24 Simeon een gebied van oost- tot westgrens, naast dat van Benjamin;
Y junto al término de Benjamín, desde la parte del oriente hasta la parte del mar, Simeón, otra.
25 Issakar een gebied van oost- tot westgrens, naast dat van Simeon;
Y junto al término de Simeón, desde la parte del oriente hasta la parte del mar, Isacar, otra.
26 Zabulon een gebied van oost- tot westgrens, naast dat van Issakar;
Y junto al término de Isacar, desde la parte del oriente hasta la parte del mar, Zabulón, otra.
27 Gad een gebied van oost- tot westgrens, naast dat van Zabulon.
Y junto al término de Zabulón, desde la parte del oriente hasta la parte del mar, Gad, otra.
28 Naast het gebied van Gad, aan de kant van de Négeb, ten zuiden, loopt de grens. Deze gaat van Tamar over het water van Meribat-Kadesj en langs de beek naar de grote zee.
Y junto al término de Gad, a la parte del mediodía, al mediodía, será el término desde Tamar hasta las aguas de las rencillas, y desde Cades y el arroyo hasta el gran mar.
29 Tot zover dus over het land, dat ge aan de stammen van Israël als erfdeel moet toewijzen, en over hun stamgebieden, spreekt Jahweh, de Heer.
Esta es la tierra que partiréis por suertes en heredad a las tribus de Israel, y éstas son sus partes, dijo el Señor DIOS.
30 Nu volgen de uitgangen van de stad.
Y éstas son las salidas de la ciudad a la parte del norte, cuatro mil quinientas cañas por medida.

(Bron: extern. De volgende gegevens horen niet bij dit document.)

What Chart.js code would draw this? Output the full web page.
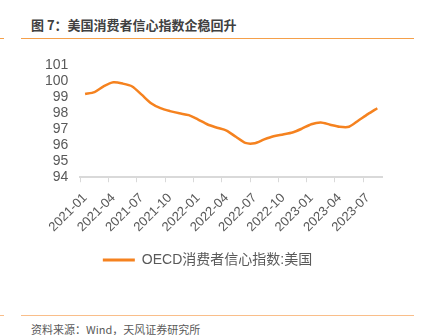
<!DOCTYPE html>
<html><head><meta charset="utf-8">
<script src="https://cdn.jsdelivr.net/npm/chart.js@4/dist/chart.umd.min.js"></script>
<style>
html,body{margin:0;padding:0;background:#fff;width:425px;height:335px;overflow:hidden;position:relative;font-family:"Noto Sans CJK SC","Liberation Sans",sans-serif;}
#title{position:absolute;left:31px;top:16px;font-size:13px;font-weight:bold;color:#404040;white-space:pre;line-height:18px;}
#foot{position:absolute;left:31px;top:321px;font-size:11px;color:#595959;white-space:nowrap;line-height:16px;}
.ln{position:absolute;height:1px;}
#wrap{position:absolute;left:0;top:45px;width:425px;height:232px;}
</style></head><body>
<div id="title">图 7：美国消费者信心指数企稳回升</div>
<div class="ln" style="left:21px;top:38px;width:393px;background:#F5A04A"></div>
<div class="ln" style="left:0;top:38px;width:4px;background:#F5A04A"></div>
<div class="ln" style="left:21px;top:315px;width:393px;background:#F9BE8A"></div>
<div class="ln" style="left:0;top:315px;width:4px;background:#F9BE8A"></div>
<div id="foot">资料来源：Wind，天风证券研究所</div>
<div id="wrap"><canvas id="c"></canvas></div>
<script>
const months = ["2021-01","2021-02","2021-03","2021-04","2021-05","2021-06","2021-07","2021-08","2021-09","2021-10","2021-11","2021-12",
"2022-01","2022-02","2022-03","2022-04","2022-05","2022-06","2022-07","2022-08","2022-09","2022-10","2022-11","2022-12",
"2023-01","2023-02","2023-03","2023-04","2023-05","2023-06","2023-07","2023-08"];
const usConfidence = [99.21,99.33,99.70,99.94,99.86,99.68,99.17,98.63,98.32,98.14,98.00,97.89,
97.61,97.30,97.10,96.92,96.53,96.15,96.13,96.37,96.57,96.68,96.80,97.04,
97.32,97.43,97.29,97.16,97.16,97.55,97.95,98.32];
const seriesName = "OECD消费者信心指数:美国";
const yMin = 94, yMax = 101;
const orange = "#F5821F";
const grey = "#595959";

new Chart(document.getElementById('c'), {
  type: 'line',
  data: { labels: months, datasets: [{
    label: seriesName, data: usConfidence, borderColor: orange, backgroundColor: orange,
    borderWidth: 2.5, pointRadius: 0, tension: 0.25, fill: false
  }]},
  options: {
    responsive: true, maintainAspectRatio: false, animation: false,
    layout: { padding: { left: 33, right: 43, top: 8, bottom: 0 } },
    plugins: {
      tooltip: { enabled: false },
      legend: { position: 'bottom', labels: {
        color: grey, font: { size: 14, family: '"Liberation Sans","Noto Sans CJK SC",sans-serif' },
        boxWidth: 32, boxHeight: 3, padding: 10,
        generateLabels: (chart) => Chart.defaults.plugins.legend.labels.generateLabels(chart).map(l => Object.assign(l, { lineWidth: 0 }))
      }}
    },
    scales: {
      x: {
        offset: true,
        grid: { offset: true, drawOnChartArea: false, drawTicks: true, tickLength: 5,
          color: (ctx) => (ctx.index % 3 === 0 ? '#d9d9d9' : 'rgba(0,0,0,0)') },
        border: { display: true, color: '#d9d9d9', width: 2 },
        ticks: { autoSkip: false, maxRotation: 45, minRotation: 45, color: grey, padding: 8,
          font: { size: 13, family: '"Liberation Sans",sans-serif' },
          callback: function(v, i) { return i % 3 === 0 ? this.getLabelForValue(v) : ''; } }
      },
      y: {
        min: yMin, max: yMax,
        grid: { display: false, drawTicks: false },
        border: { display: false },
        ticks: { stepSize: 1, autoSkip: false, color: grey, padding: 12, font: { size: 14, family: '"Liberation Sans",sans-serif' } }
      }
    }
  }
});
</script>
</body></html>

31 De stadspoorten zijn naar de stammen van Israël genoemd. Aan de noordkant, die vijf en veertighonderd el lang is, liggen drie poorten: een Rubenpoort, een Judapoort en een Levipoort.
Y las puertas de la ciudad serán según los nombres de las tribus de Israel, tres puertas al norte: la puerta de Rubén, una; la puerta de Judá, otra; la puerta de Leví, otra.
32 Aan de oostkant, die vijf en veertighonderd el lang is, liggen drie poorten: een Josefpoort, een Benjaminpoort en een Danpoort.
Y a la parte del oriente cuatro mil quinientas cañas, y tres puertas: la puerta de José, una; la puerta de Benjamín, otra; la puerta de Dan, otra.
33 Aan de zuidkant, die vijf en veertighonderd el lang is, liggen drie poorten: een Simeonpoort, een Issakarpoort en een Zabulonpoort.
Y a la parte del mediodía, cuatro mil quinientas cañas por medida, y tres puertas: la puerta de Simeón, una; la puerta de Isacar, otra; la puerta de Zabulón, otra.
34 Aan de westzijde, die vijf en veertighonderd el lang is, liggen drie poorten: een Gadpoort, een Aserpoort en een Neftalipoort.
Y a la parte del occidente cuatro mil quinientas cañas, y sus tres puertas: la puerta de Gad, una; la puerta de Aser, otra; la puerta de Neftalí, otra.
35 De gehele omtrek bedraagt achttienduizend el. En de naam der stad zal voortaan zijn: Jahweh is daar!
En derredor tendrá dieciocho mil cañas. Y el nombre de la ciudad desde aquel día será EL SEÑOR ESTA AQUI.